Figure scripts
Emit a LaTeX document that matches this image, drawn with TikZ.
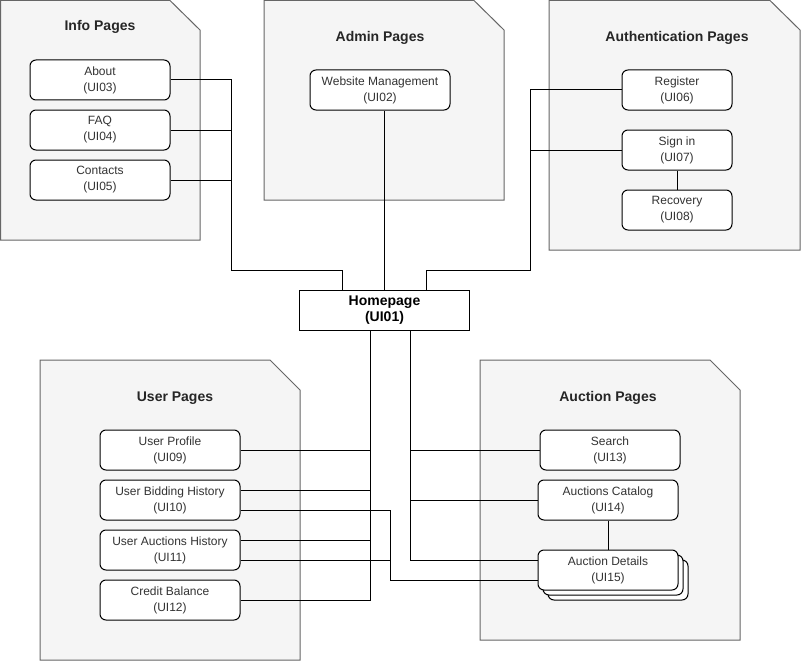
\documentclass[tikz,border=0pt]{standalone}
\usepackage{fontspec}
\setmainfont{Liberation Sans}
\usetikzlibrary{shadows}
\definecolor{pagefill}{HTML}{F5F5F5}
\definecolor{pageline}{HTML}{666666}
\definecolor{labeltext}{HTML}{333333}
\begin{document}
\begin{tikzpicture}[x=1pt,y=-1pt,
  page/.style={fill=pagefill,draw=pageline,line width=1pt},
  pagetitle/.style={font=\fontsize{14}{16}\selectfont\bfseries,text=black!85},
  ui/.style={draw,fill=white,rounded corners=6pt,minimum width=140pt,minimum height=40pt,
    inner sep=0pt,align=center,font=\fontsize{12}{16}\selectfont,text=labeltext,line width=1pt},
  uismall/.style={ui,minimum width=110pt},
  link/.style={draw,line width=1pt}]
\useasboundingbox (0,0) rectangle (801,661);
% page groups
\draw[page] (0.5,0.5) -- (170,0.5) -- (200,30) -- (200,240) -- (0.5,240) -- cycle;
\draw[page] (264,0.5) -- (474,0.5) -- (504,30) -- (504,200) -- (264,200) -- cycle;
\draw[page] (549,0.5) -- (770,0.5) -- (800,30) -- (800,250) -- (549,250) -- cycle;
\draw[page] (40,360) -- (270,360) -- (300,390) -- (300,660) -- (40,660) -- cycle;
\draw[page] (480,360) -- (710,360) -- (740,390) -- (740,640) -- (480,640) -- cycle;
\node[pagetitle] (infotitle) at (100,27) {Info Pages};
\node[pagetitle] (admintitle) at (380,38) {Admin Pages};
\node[pagetitle] (authtitle) at (677,38) {Authentication Pages};
\node[pagetitle] (usertitle) at (175,398) {User Pages};
\node[pagetitle] (auctiontitle) at (608,398) {Auction Pages};
% connectors
\coordinate (ibus) at (231,270);
\coordinate (abus) at (530,270);
\coordinate (ubus) at (370,600);
\coordinate (sbus) at (410,560);
\coordinate (dbus) at (390,580);
% nodes
\node[ui] (about) at (100,80) {About\\(UI03)};
\node[ui] (faq) at (100,130) {FAQ\\(UI04)};
\node[ui] (contacts) at (100,180) {Contacts\\(UI05)};
\node[ui] (webmgmt) at (380,90) {Website Management\\(UI02)};
\node[uismall] (reg) at (677,90) {Register\\(UI06)};
\node[uismall] (signin) at (677,150) {Sign in\\(UI07)};
\node[uismall] (recov) at (677,210) {Recovery\\(UI08)};
\node[ui,rounded corners=0pt,minimum width=170pt,text=black,
  font=\fontsize{14}{16}\selectfont\bfseries] (home) at (384.5,310) {Homepage\\(UI01)};
\node[ui] (uprof) at (170,450) {User Profile\\(UI09)};
\node[ui] (ubh) at (170,500) {User Bidding History\\(UI10)};
\node[ui] (uah) at (170,550) {User Auctions History\\(UI11)};
\node[ui] (credit) at (170,600) {Credit Balance\\(UI12)};
\node[ui] (search) at (610,450) {Search\\(UI13)};
\node[ui] (catalog) at (608,500) {Auctions Catalog\\(UI14)};
\node[ui,double copy shadow={shadow xshift=5pt,shadow yshift=-5pt}] (details) at (608,570) {Auction Details\\(UI15)};
% links
\draw[link] (about.east) -| (ibus) -| ([xshift=-42pt]home.north);
\draw[link] (faq.east) -- (faq.east -| ibus);
\draw[link] (contacts.east) -- (contacts.east -| ibus);
\draw[link] (home.north) -- (home.north |- webmgmt.south);
\draw[link] (reg.west) -| (abus) -| ([xshift=42pt]home.north);
\draw[link] (signin.west) -- (signin.west -| abus);
\draw[link] (signin) -- (recov);
\draw[link] (credit.east) -- (ubus) -- (ubus |- home.south);
\draw[link] (uprof.east) -- (uprof.east -| ubus);
\draw[link] ([yshift=10pt]ubh.east) -- ([yshift=10pt]ubh.east -| ubus);
\draw[link] ([yshift=10pt]uah.east) -- ([yshift=10pt]uah.east -| ubus);
\draw[link] ([yshift=-10pt]ubh.east) -| (dbus) -- ([yshift=-10pt]details.west);
\draw[link] ([yshift=-10pt]uah.east) -- ([yshift=-10pt]uah.east -| dbus);
\draw[link] (sbus |- home.south) -- (sbus) -- ([yshift=10pt]details.west);
\draw[link] (search.west) -- (search.west -| sbus);
\draw[link] (catalog.west) -- (catalog.west -| sbus);
\draw[link] (catalog) -- (details);
\end{tikzpicture}
\end{document}
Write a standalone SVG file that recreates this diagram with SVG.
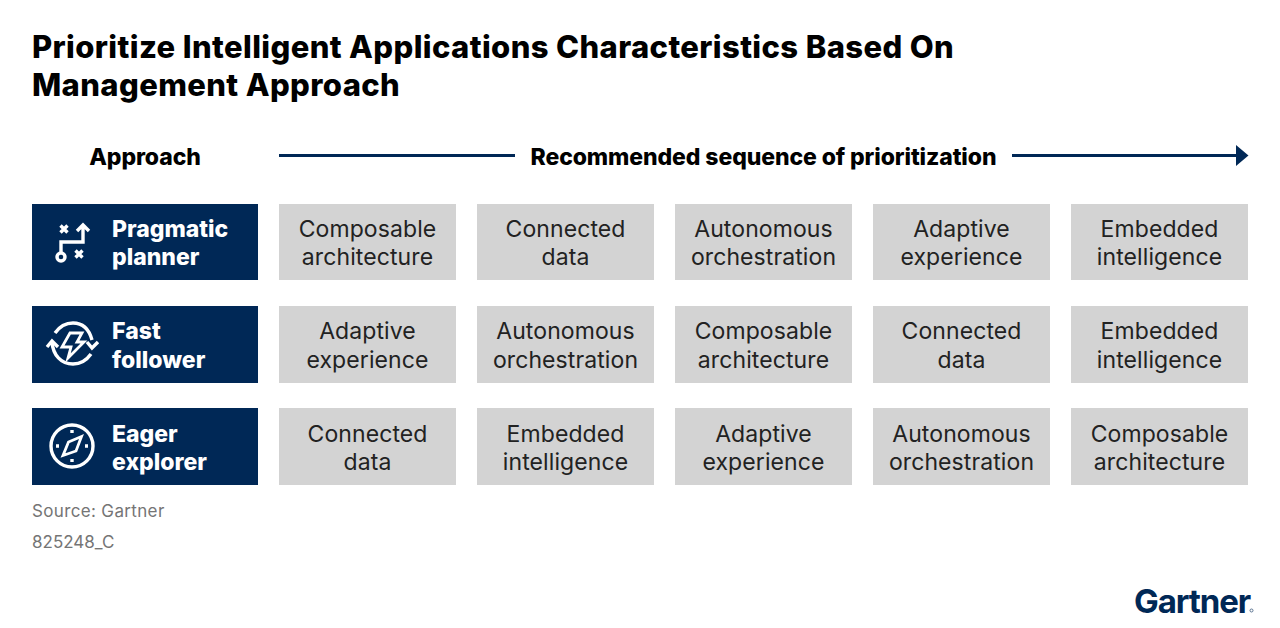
<svg xmlns="http://www.w3.org/2000/svg" width="1280" height="628" viewBox="0 0 1280 628">
<style>
text{font-family:Inter,"Liberation Sans",sans-serif}
.t{font-size:31px;font-weight:800;fill:#000;letter-spacing:.38px}
.h{font-size:23px;font-weight:800;fill:#000;letter-spacing:-.1px}
.n{font-size:23px;font-weight:800;fill:#fff}
.c{font-size:23px;fill:#222;text-anchor:middle;letter-spacing:.1px}
.s{font-size:17px;fill:#757575}
.cell{fill:#d3d3d3}
.head{fill:#002856}
.ic{fill:none;stroke:#fff;stroke-width:3.400}
.line{fill:none;stroke:#002856;stroke-width:3}
</style>
<text class="t" x="32" y="58">Prioritize Intelligent Applications Characteristics Based On</text>
<text class="t" x="32" y="96">Management Approach</text>
<text class="h" x="145" y="165" text-anchor="middle">Approach</text>
<text class="h" x="763.500" y="165" text-anchor="middle">Recommended sequence of prioritization</text>
<g id="connectors">
<path class="line" d="M279 155.500H515"/>
<path class="line" d="M1012 155.500H1238"/>
<path d="M1236 145L1248.500 155.500L1236 166Z" fill="#002856"/>
</g>
<g id="node-pragmatic">
<rect class="head" x="32" y="204" width="226" height="76"/>
<g class="ic">
<path d="M61 253V242H83V225M77 231L83 225L89 231"/>
<circle cx="61" cy="257" r="4"/>
<path d="M60.500 225.500L67.500 232.500M67.500 225.500L60.500 232.500M75.500 250.500L82.500 257.500M82.500 250.500L75.500 257.500"/>
</g>
<text class="n" x="112" y="237">Pragmatic</text>
<text class="n" x="112" y="265">planner</text>
</g>
<g id="node-fast">
<rect class="head" x="32" y="306" width="226" height="77"/>
<g class="ic">
<path d="M55 333C60 326 66 323 73 323C83 323 89 329 92 340"/>
<path d="M52 342C53 355 61 364 73 364C80 364 86 361 91 354"/>
<path d="M47 347L52 341L58 347M87 342L92 348L98 342"/>
<path stroke-width="2.800" d="M70 333H82L77 342H84L68 358L71 347H62Z"/>
</g>
<text class="n" x="112" y="339">Fast</text>
<text class="n" x="112" y="368">follower</text>
</g>
<g id="node-eager">
<rect class="head" x="32" y="408" width="226" height="77"/>
<g class="ic">
<circle cx="72" cy="446" r="21"/>
<path stroke-width="2.800" d="M81.500 436.500L76 451L63 455.500L68.500 442Z"/>
<path d="M72 430V433M72 459V462M56 446H59M85 446H88"/>
</g>
<text class="n" x="112" y="442">Eager</text>
<text class="n" x="112" y="470">explorer</text>
</g>
<g id="row-1">
<g id="r1c1"><rect class="cell" x="279" y="204" width="177" height="76"/><text class="c" x="367.500" y="237">Composable</text><text class="c" x="367.500" y="265">architecture</text></g>
<g id="r1c2"><rect class="cell" x="477" y="204" width="177" height="76"/><text class="c" x="565.500" y="237">Connected</text><text class="c" x="565.500" y="265">data</text></g>
<g id="r1c3"><rect class="cell" x="675" y="204" width="177" height="76"/><text class="c" x="763.500" y="237">Autonomous</text><text class="c" x="763.500" y="265">orchestration</text></g>
<g id="r1c4"><rect class="cell" x="873" y="204" width="177" height="76"/><text class="c" x="961.500" y="237">Adaptive</text><text class="c" x="961.500" y="265">experience</text></g>
<g id="r1c5"><rect class="cell" x="1071" y="204" width="177" height="76"/><text class="c" x="1159.500" y="237">Embedded</text><text class="c" x="1159.500" y="265">intelligence</text></g>
</g>
<g id="row-2">
<g id="r2c1"><rect class="cell" x="279" y="306" width="177" height="77"/><text class="c" x="367.500" y="339">Adaptive</text><text class="c" x="367.500" y="368">experience</text></g>
<g id="r2c2"><rect class="cell" x="477" y="306" width="177" height="77"/><text class="c" x="565.500" y="339">Autonomous</text><text class="c" x="565.500" y="368">orchestration</text></g>
<g id="r2c3"><rect class="cell" x="675" y="306" width="177" height="77"/><text class="c" x="763.500" y="339">Composable</text><text class="c" x="763.500" y="368">architecture</text></g>
<g id="r2c4"><rect class="cell" x="873" y="306" width="177" height="77"/><text class="c" x="961.500" y="339">Connected</text><text class="c" x="961.500" y="368">data</text></g>
<g id="r2c5"><rect class="cell" x="1071" y="306" width="177" height="77"/><text class="c" x="1159.500" y="339">Embedded</text><text class="c" x="1159.500" y="368">intelligence</text></g>
</g>
<g id="row-3">
<g id="r3c1"><rect class="cell" x="279" y="408" width="177" height="77"/><text class="c" x="367.500" y="442">Connected</text><text class="c" x="367.500" y="470">data</text></g>
<g id="r3c2"><rect class="cell" x="477" y="408" width="177" height="77"/><text class="c" x="565.500" y="442">Embedded</text><text class="c" x="565.500" y="470">intelligence</text></g>
<g id="r3c3"><rect class="cell" x="675" y="408" width="177" height="77"/><text class="c" x="763.500" y="442">Adaptive</text><text class="c" x="763.500" y="470">experience</text></g>
<g id="r3c4"><rect class="cell" x="873" y="408" width="177" height="77"/><text class="c" x="961.500" y="442">Autonomous</text><text class="c" x="961.500" y="470">orchestration</text></g>
<g id="r3c5"><rect class="cell" x="1071" y="408" width="177" height="77"/><text class="c" x="1159.500" y="442">Composable</text><text class="c" x="1159.500" y="470">architecture</text></g>
</g>
<text class="s" x="32" y="517" letter-spacing=".35">Source: Gartner</text>
<text class="s" x="32" y="548">825248_C</text>
<text x="1134" y="612.500" font-size="33" font-weight="700" fill="#002856" letter-spacing="-1.1">Gartner</text>
<circle cx="1251.500" cy="610.500" r="1.500" fill="none" stroke="#5a7391"/>
</svg>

** GIVEN PROBLEM **
From the records given above, copy all lines containing "that".

** ANSWER TO THE TASK **
Emit a LaTeX document that matches this image, drawn with TikZ.
Write a standalone SVG file that recreates this diagram with SVG.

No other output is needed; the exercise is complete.